• DATA:
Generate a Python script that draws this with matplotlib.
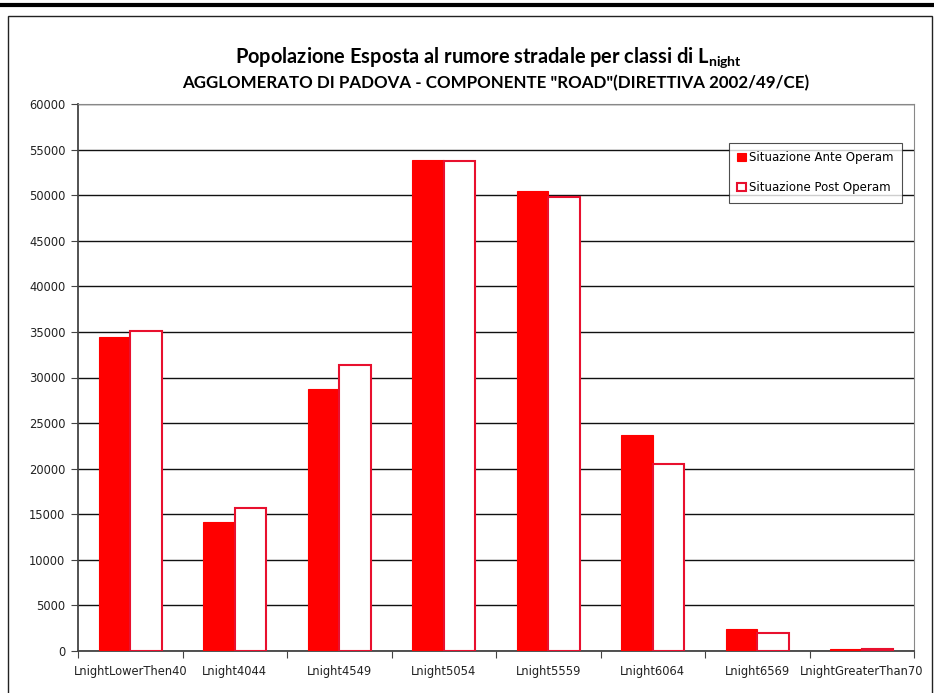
import matplotlib
matplotlib.use('Agg')
import matplotlib.pyplot as plt
import numpy as np
from matplotlib.patches import Rectangle
from matplotlib.lines import Line2D

categories = ['LnightLowerThen40', 'Lnight4044', 'Lnight4549', 'Lnight5054',
              'Lnight5559', 'Lnight6064', 'Lnight6569', 'LnightGreaterThan70']
ante = [34400, 14150, 28700, 53900, 50450, 23700, 2450, 200]
post = [35050, 15700, 31400, 53800, 49750, 20500, 2000, 250]
yticks = list(range(0, 60001, 5000))

plt.rcParams['mathtext.fontset'] = 'custom'
plt.rcParams['mathtext.bf'] = 'Lato:bold'
plt.rcParams['mathtext.rm'] = 'Lato:bold'

fig = plt.figure(figsize=(9.34, 6.93), dpi=100)
W, H = 934, 693

# page line and chart border
fig.add_artist(Line2D([0, 1], [1 - 5/H, 1 - 5/H], color='black', lw=3))
fig.add_artist(Rectangle((8/W, -0.1), (932-8)/W, 1.1 - 16/H, fill=False,
                         edgecolor='#222222', lw=1.0, transform=fig.transFigure))

ax = fig.add_axes([78/W, (H-651)/H, (914-78)/W, (651-104)/H])
x = np.arange(len(categories)) + 0.5
ax.bar(x, ante, width=-0.3, align='edge', color='#ff0000', edgecolor='#ff0000',
       lw=0.8, label='Situazione Ante Operam', zorder=3)
ax.bar(x, post, width=0.3, align='edge', color='white', edgecolor='#e8102e',
       lw=1.5, label='Situazione Post Operam', zorder=3)

ax.set_xlim(0, len(categories))
ax.set_ylim(0, 60000)
ax.set_yticks(yticks)
ax.set_yticklabels([str(v) for v in yticks], fontsize=8.3, color='#222222')
ax.set_xticks(np.arange(len(categories) + 1))
ax.set_xticklabels([])
ax.set_xticks(x, minor=True)
ax.set_xticklabels(categories, minor=True, fontsize=8.3, color='#222222')
ax.tick_params(axis='x', which='minor', length=0, pad=10)
ax.tick_params(axis='x', which='major', length=5, direction='out', color='#444444')
ax.tick_params(axis='y', length=5, direction='out', color='#444444', pad=4)
ax.yaxis.grid(True, color='#111111', lw=1.0, zorder=0)
ax.set_axisbelow(True)
for s in ['top', 'right']:
    ax.spines[s].set_color('#888888')
ax.spines['left'].set_color('#444444')
ax.spines['bottom'].set_color('#444444')
ax.spines['left'].set_linewidth(1.3)
ax.spines['bottom'].set_linewidth(1.3)

leg = ax.legend(loc='upper left', bbox_to_anchor=(729/W, 1 - 143/H),
                bbox_transform=fig.transFigure, fontsize=8.5, frameon=True,
                fancybox=False, edgecolor='#222222', handlelength=0.7,
                handleheight=0.7, handletextpad=0.3, labelspacing=1.45,
                borderpad=0.7, borderaxespad=0)
leg.get_frame().set_linewidth(0.8)

fig.text(489/W, 1 - 58/H, r'Popolazione Esposta al rumore stradale per classi di L$_{\mathbf{night}}$',
         ha='center', va='center', fontsize=14.4, fontweight='bold', family='Lato')
fig.text(496/W, 1 - 83/H, 'AGGLOMERATO DI PADOVA - COMPONENTE "ROAD"(DIRETTIVA 2002/49/CE)',
         ha='center', va='center', fontsize=12.2, fontweight='bold', family='Lato')

fig.savefig('out.png', dpi=100)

• SHORT TASK: Would you reproduce the lines above, from the very first through the line containing "lw=1.5, label='Situazione Post", exactly and without the pictures?

• ANSWER TO THE PROBLEM:
Generate a Python script that draws this with matplotlib.
import matplotlib
matplotlib.use('Agg')
import matplotlib.pyplot as plt
import numpy as np
from matplotlib.patches import Rectangle
from matplotlib.lines import Line2D

categories = ['LnightLowerThen40', 'Lnight4044', 'Lnight4549', 'Lnight5054',
              'Lnight5559', 'Lnight6064', 'Lnight6569', 'LnightGreaterThan70']
ante = [34400, 14150, 28700, 53900, 50450, 23700, 2450, 200]
post = [35050, 15700, 31400, 53800, 49750, 20500, 2000, 250]
yticks = list(range(0, 60001, 5000))

plt.rcParams['mathtext.fontset'] = 'custom'
plt.rcParams['mathtext.bf'] = 'Lato:bold'
plt.rcParams['mathtext.rm'] = 'Lato:bold'

fig = plt.figure(figsize=(9.34, 6.93), dpi=100)
W, H = 934, 693

# page line and chart border
fig.add_artist(Line2D([0, 1], [1 - 5/H, 1 - 5/H], color='black', lw=3))
fig.add_artist(Rectangle((8/W, -0.1), (932-8)/W, 1.1 - 16/H, fill=False,
                         edgecolor='#222222', lw=1.0, transform=fig.transFigure))

ax = fig.add_axes([78/W, (H-651)/H, (914-78)/W, (651-104)/H])
x = np.arange(len(categories)) + 0.5
ax.bar(x, ante, width=-0.3, align='edge', color='#ff0000', edgecolor='#ff0000',
       lw=0.8, label='Situazione Ante Operam', zorder=3)
ax.bar(x, post, width=0.3, align='edge', color='white', edgecolor='#e8102e',
       lw=1.5, label='Situazione Post Operam', zorder=3)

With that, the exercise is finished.